Выбрать главу

В процессе творчества, создавая свой фантастический ир, Грин сам начинал жить воображаемой жизнью, вымышляя никак не соответствующие истине отношения между людьми, с которыми он встречался. И случалось, что, поверив в собственные домыслы, он вторгался в жизнь человека с поступками совершенно несообразными и нелепыми.

Мне привелось однажды стать жертвой его воображения. Как-то, явившись ко мне поздно вечером, он очень чопорно попросил разрешения заночевать у меня. Он был абсолютно трезв. И вот среди ночи я проснулся, ощутив неприятнейшее прикосновение чьих-то пальцев к моему горлу. Открыв глаза, я увидел склонившегося надо мной Грина, который, весьма мрачно глядя на меня, задумчиво сжимал и разжимал сильные свои пальцы на моей шее, соображая, видимо, задушить или нет. Встретив мой недоуменный взгляд, он, как очнувшийся лунатик, разогнулся и, не молвив ни слова, вышел.

Мне потом удалось выяснить причины этого внезапного и фантастического поступка. Грину представилось, что я обязан жениться на одной девушке. Он построил в воображении своем отчаянный сюжет, в котором я играл роль злодея, и, побуждаемый добрыми намерениями, в моем лице решил наказать порок.

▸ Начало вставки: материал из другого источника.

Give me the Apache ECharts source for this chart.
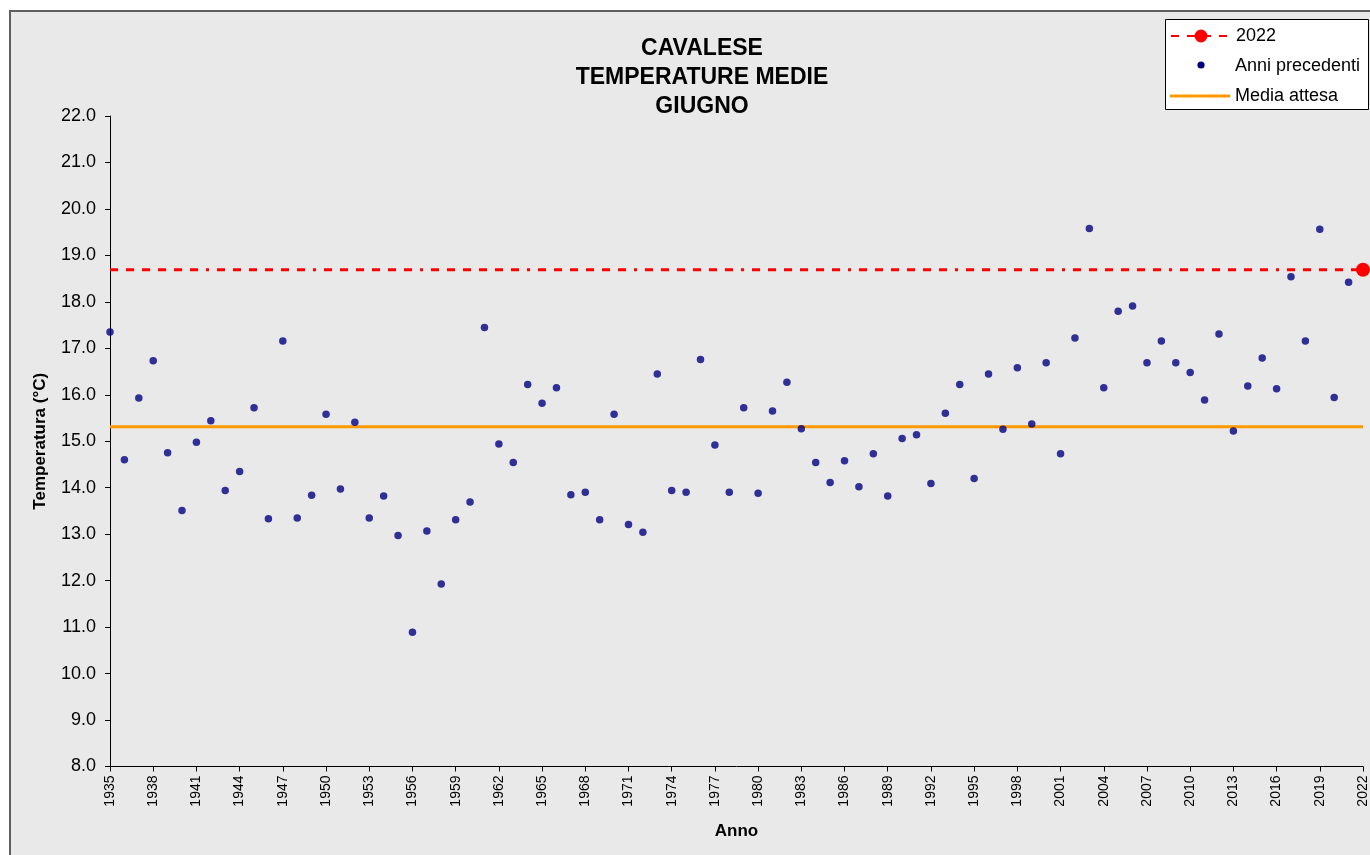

Нечего и говорить о том, что все это не имело абсолютно никаких реальных оснований. Может быть, сцена, в которой я оказался невольным участником, была всего лишь литературным вариантом «Алых парусов», которые он писал тогда.

Во всяком случае, я не стал бы упоминать тут об этом глупом происшествии, если б не хотелось мне показать на конкретном эпизоде фантастичность поведения, которая иной раз проявлялась у Грина в жизни. Такого рода поступки и служили почвой для самых необычайных легенд об этом писателе — легенд, которые он сам опровергал, и справедливо опровергал, в своей «Легенде о Грине» (так хотел он сначала назвать свою «Автобиографическую повесть»).

Этот человек, который собирался задушить меня, мне первому читал «Алые паруса». Он явился ко мне тщательно выбритый, выпил стакан крепкого чая, вынул рукопись (все те же огромные листы, вырванные из бухгалтерских книг), и тут я увидел робость на его лице. Он оробел, и странно было слышать мне от этого человека, который был старше меня на двадцать лет, неожиданное, сказанное сорвавшимся голосом слово:

— Боюсь!

Ему страшно было услышать написанное им, проверить на слух то, над чем он работал так долго, и вдруг убедиться, что вещь плоха. А произведение это, «Алые паруса», было поворотным для него, для его творчества. Это был тот страх художника, который так замечательно изображен Львом Толстым в художнике Михайлове, показывающем свою картину Анне Карениной и Вронскому.

Потом Грин, преодолев робость, начал читать. Дойдя до того места, когда Ассоль встречается в лесу со сказочником, Грин вновь оробел, и голос его пресекся. Тогда я сказал ему первую попавшуюся шаблонную фразу:

— Вы пишете так, что все видно.

— Вы умеете хвалить,— отвечал Грин и, взбодренный банальной моей похвалой, прочел превосходную свою феерию уже без перерывов.

Удивительно, как мало нужно сделать, чтобы ободрить, окрылить иного писателя!

Грин не слишком привычен был к похвалам. Он испытывал подчас и особого рода робость — робость писателя, не признанного «высокой литературой», но в то же время писателя-профессионала, живущего литературным заработком. Однажды, когда он нуждался, он написал одноактную пьеску и прочел ее Шкловскому, от которого отчасти зависело принятие этой пьески в маленький театрик. Пьеса оказалась плохой. Шкловский, любивший Грина и расстроенный его неудачей, выскочил из комнаты, ничего не сказав. А Грин робко взглянул на меня и спросил:

— Не примет?

Надо прибавить, что и в неудачных своих вещах Грин органически развивал свой стиль, свою манеру письма. И в неудачных его вещах явственно были видны его лицо, его почерк, слышен был его голос. Даже в маленьких записочках Грин оставался Грином. Вот, например, я нашел недавно у себя среди писем клочок бумаги. На нем: «Извините меня, что я взял у вас огня, то есть — коробку спичек. Утащил без кавычек». И дальше что-то вроде белых стихов: «Увы, прощенья нет! Злодей, молчи и брось кинжал...». Не нужно мне было и подписи, чтобы сразу увидеть, что писал эти строки Александр Грин. Писал, конечно, в двадцатом году в Доме искусств. Постучался в мою комнату, отворил, меня не было, он взял спички и оставил записку. Так мы ходили друг к другу. Комнаты на ключ мы не запирали.